Doubters replace dreamers, doers
by Phil Burgess, Unabridged from the Rocky Mountain News, February 18, 1997
We celebrated Presidents Day on Monday. It’s no longer George Washington and Abe Lincoln, men of vision, courage and achievement — heroes, to use a term that is now out of favor. Presidents Day just blends them all together — Harry Truman with John Tyler and Thomas Jefferson with Chester Arthur. It’s better that way. It fits the times, our times, when our political and cultural leaders are, for the most part, more comfortable with pygmies — people with small ideas, diminished aspirations and narrow horizons. Reason: Most of today’s political and cultural “leaders” are themselves pygmies.
But America continues to have a reputation as a land of dreamers and doers. It was earned, not primarily by politicians but by ordinary people who did extraordinary things. Whether you think about the Pilgrims crossing the Atlantic, pioneers on the Oregon Trail or astronauts landing on the moon, we are a nation of dreamers, people who have big ideas, who explore, who believe we can make life better for ourselves and for others.

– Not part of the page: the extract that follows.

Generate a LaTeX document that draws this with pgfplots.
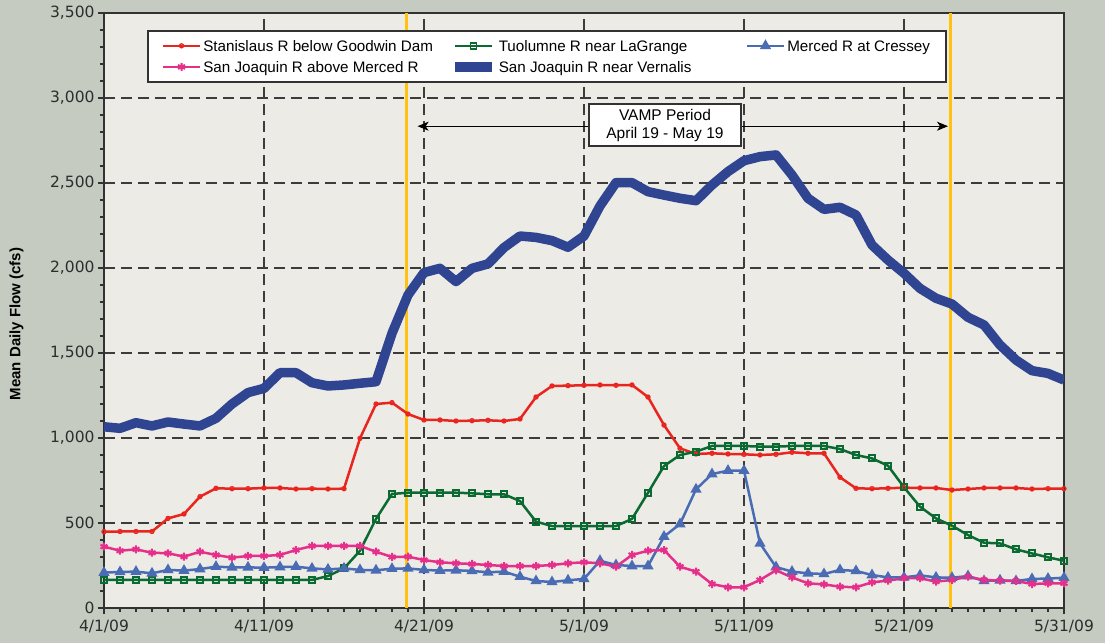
\documentclass[border=0pt]{standalone}
\usepackage{fontspec}
\setmainfont{Liberation Sans}
\newfontfamily\tickfont{DejaVu Sans}
\usepackage{pgfplots}
\usepackage{pgfplotstable}
\pgfplotsset{compat=1.18}
\usetikzlibrary{arrows.meta}

\definecolor{outerbg}{RGB}{197,203,192}
\definecolor{plotbg}{RGB}{237,235,229}
\definecolor{axisgray}{RGB}{50,50,50}
\definecolor{gridgray}{RGB}{60,60,60}
\definecolor{labelgray}{RGB}{45,45,45}
\definecolor{stancol}{RGB}{232,37,30}
\definecolor{tuolcol}{RGB}{10,106,50}
\definecolor{merccol}{RGB}{74,108,180}
\definecolor{sjmcol}{RGB}{230,46,139}
\definecolor{verncol}{RGB}{47,69,146}
\definecolor{vampgold}{RGB}{255,194,14}

% day index 0 = 4/1/09 ... 60 = 5/31/09
\pgfplotstableread{
day stan tuol merc sjm vern
0  449  165 208 361 1066
1  450  165 212 337 1057
2  450  165 214 345 1090
3  450  165 204 325 1071
4  527  165 224 322 1094
5  553  165 220 302 1082
6  655  165 229 331 1071
7  704  165 243 312 1116
8  702  165 239 296 1200
9  702  165 239 306 1267
10 706  165 237 306 1292
11 706  165 241 312 1384
12 700  165 243 341 1384
13 702  165 233 365 1325
14 700  188 227 365 1306
15 702  233 233 365 1312
16 998  337 224 365 1322
17 1200 524 222 331 1331
18 1208 671 231 300 1616
19 1141 678 233 302 1841
20 1106 678 224 282 1973
21 1106 678 220 269 1998
22 1100 678 222 263 1920
23 1102 675 218 259 1998
24 1104 669 210 253 2024
25 1100 669 214 247 2120
26 1112 629 184 247 2188
27 1241 508 159 247 2180
28 1306 482 153 253 2161
29 1308 482 163 263 2122
30 1310 482 171 269 2188
31 1312 482 278 263 2365
32 1310 482 253 243 2502
33 1312 524 247 312 2502
34 1241 678 247 337 2449
35 1076 835 420 341 2429
36 939  900 494 243 2410
37 906  920 698 214 2396
38 910  953 788 141 2488
39 906  953 808 122 2567
40 904  953 808 122 2631
41 900  949 380 165 2655
42 904  949 241 222 2665
43 916  953 214 180 2547
44 910  953 204 145 2410
45 910  953 200 139 2345
46 769  935 224 125 2357
47 704  900 218 122 2312
48 702  880 194 151 2135
49 704  837 180 161 2047
50 708  710 180 175 1969
51 706  596 192 175 1880
52 706  527 180 155 1822
53 694  484 178 165 1788
54 700  429 188 184 1710
55 706  384 159 165 1665
56 706  380 163 161 1547
57 706  345 159 159 1459
58 700  321 171 141 1396
59 702  298 173 145 1380
60 702  278 178 145 1341
}\flowdata

\begin{document}
\begin{tikzpicture}
\fill[outerbg] (-104bp,-35bp) rectangle (1001bp,608bp);
\begin{axis}[
  scale only axis, width=960bp, height=595bp,
  xmin=0, xmax=60, ymin=0, ymax=3500,
  axis background/.style={fill=plotbg},
  axis line style={line width=1.8bp, draw=axisgray},
  xtick={0,10,...,60},
  xticklabels={4/1/09,4/11/09,4/21/09,5/1/09,5/11/09,5/21/09,5/31/09},
  minor x tick num=9,
  ytick={0,500,...,3500},
  yticklabels={0,500,{1,000},{1,500},{2,000},{2,500},{3,000},{3,500}},
  minor y tick num=4,
  tick pos=left, tick align=outside,
  major tick length=6bp, minor tick length=4bp,
  tick style={line width=1.2bp, draw=axisgray},
  grid=major,
  major grid style={dash pattern=on 11bp off 6bp, line width=1.2bp, draw=gridgray},
  ticklabel style={font=\tickfont\fontsize{15.5bp}{18bp}\selectfont, text=labelgray},
  xticklabel style={yshift=-2bp},
  /pgf/number format/assume math mode=true,
  legend columns=3,
  legend cell align=left,
  legend style={at={(0.0448,0.9714)}, anchor=north west, draw=axisgray,
    line width=1.5bp, fill=white, inner xsep=14bp, inner ysep=6bp,
    font=\fontsize{15.2bp}{18bp}\selectfont, nodes={inner sep=2bp},
    column sep=0bp, row sep=3bp},
  legend image code/.code={\draw[mark repeat=2,mark phase=2,#1]
    plot coordinates {(0bp,0bp) (18.5bp,0bp) (37bp,0bp)};},
]
\draw[vampgold, line width=2.5bp] (axis cs:18.92,0) -- (axis cs:18.92,3500);
\draw[vampgold, line width=2.5bp] (axis cs:52.9,0) -- (axis cs:52.9,3500);

\addplot[stancol, line width=2.5bp, mark=o, mark size=2bp,
  mark options={line width=1.3bp, fill=plotbg}] table[x=day, y=stan] {\flowdata};
\addlegendentry{\makebox[245bp][l]{\strut Stanislaus R below Goodwin Dam}}
\addplot[tuolcol, line width=2.5bp, mark=square, mark size=3bp,
  mark options={line width=1.9bp}] table[x=day, y=tuol] {\flowdata};
\addlegendentry{\makebox[245bp][l]{\strut Tuolumne R near LaGrange}}
\addplot[merccol, line width=2.5bp, mark=triangle*, mark size=4bp]
  table[x=day, y=merc] {\flowdata};
\addlegendentry{\strut Merced R at Cressey}
\addplot[sjmcol, line width=2.5bp, mark=asterisk, mark size=4bp,
  mark options={line width=2bp}] table[x=day, y=sjm] {\flowdata};
\addlegendentry{\makebox[245bp][l]{\strut San Joaquin R above Merced R}}
\addplot[verncol, line width=9.5bp, line join=round] table[x=day, y=vern] {\flowdata};
\addlegendentry{\strut San Joaquin R near Vernalis}

\draw[{Stealth[length=11bp,width=9bp,inset=3bp]}-{Stealth[length=11bp,width=9bp,inset=3bp]},
  line width=1bp, black] (axis cs:19.6,2834) -- (axis cs:52.75,2834);
\node[draw=axisgray, line width=1.3bp, fill=white, align=center,
  font=\fontsize{15.5bp}{18bp}\selectfont, minimum width=152bp,
  minimum height=42bp, inner sep=2bp] at (axis cs:35.06,2841)
  {VAMP Period\\April 19 - May 19};
\end{axis}
\node[rotate=90, font=\bfseries\fontsize{15bp}{18bp}\selectfont, text=black]
  at (-87.5bp,284bp) {Mean Daily Flow (cfs)};
\pgfresetboundingbox
\path (-104bp,-35bp) rectangle (1001bp,608bp);
\end{tikzpicture}
\end{document}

We are also a nation of doers — from the transcontinental railroad, Panama Canal and the Golden Gate Bridge to rural electrification, universal telephone service and Interstate highways. We build things. Americans have always built things — and so have successful people and cultures throughout the history of the world.
What underlies America’s propensity to build is our sense of optimism, our willingness to engage in possibility thinking. We have also always had confidence in our unique ability to get things done, a characteristic noted more than 150 years ago by French historian and traveler Alexis de Tocqueville, who wrote about “American exceptionalism.”
Unfortunately, possibility thinking and the can-do approach that characterizes so much of our past seems to be losing ground. Examples are legion:
Consider “limits to growth” ideas, promoted by the Club of Rome and supported by flimsy and discredited research. Even though predictions that we were running out of everything from platinum to oil were wrong, “limits” thinking is now embedded in public school textbooks and is a core element of a new conventional wisdom that drives public policy-making on everything from energy to the environment.
Another is the idea of a “risk-free society,” as regulations and tort law are used to try to squeeze all the risk out of life, no matter what the cost. From airbags on cars to a ban on eating apples from Washington, there is no end to people who think they know what is best for us and are willing to use the coercive power of government to make us accept their view.
Perhaps most disturbing is the wide and uncritical acceptance of the concept of “sustainability” — even by teachers, reporters and many corporate executives, people who should know better. In fact, “sustainability” is not about science, it’s about power, and it has very dangerous implications for our politics, our economy and our society — in part because it elevates the “expert” and expands his authority; it debases the importance of human ingenuity and adaptability; it altogether rejects possibility thinking; and it discounts the power of invention and technology to sustain or find substitutes for practices that “experts” see as “unsustainable.”
Now there is a new fad among our leaders: the civility movement. America’s pygmies — on the left and the right, Democrats and Republicans — are forming organizations and getting government and foundation grants so they can help us mind our manners. So much for Lewis and Clark, for pioneers and astronauts, for building bridges and eliminating gridlock on the Internet. Instead, we have Miss Manners, the result of pygmies at work.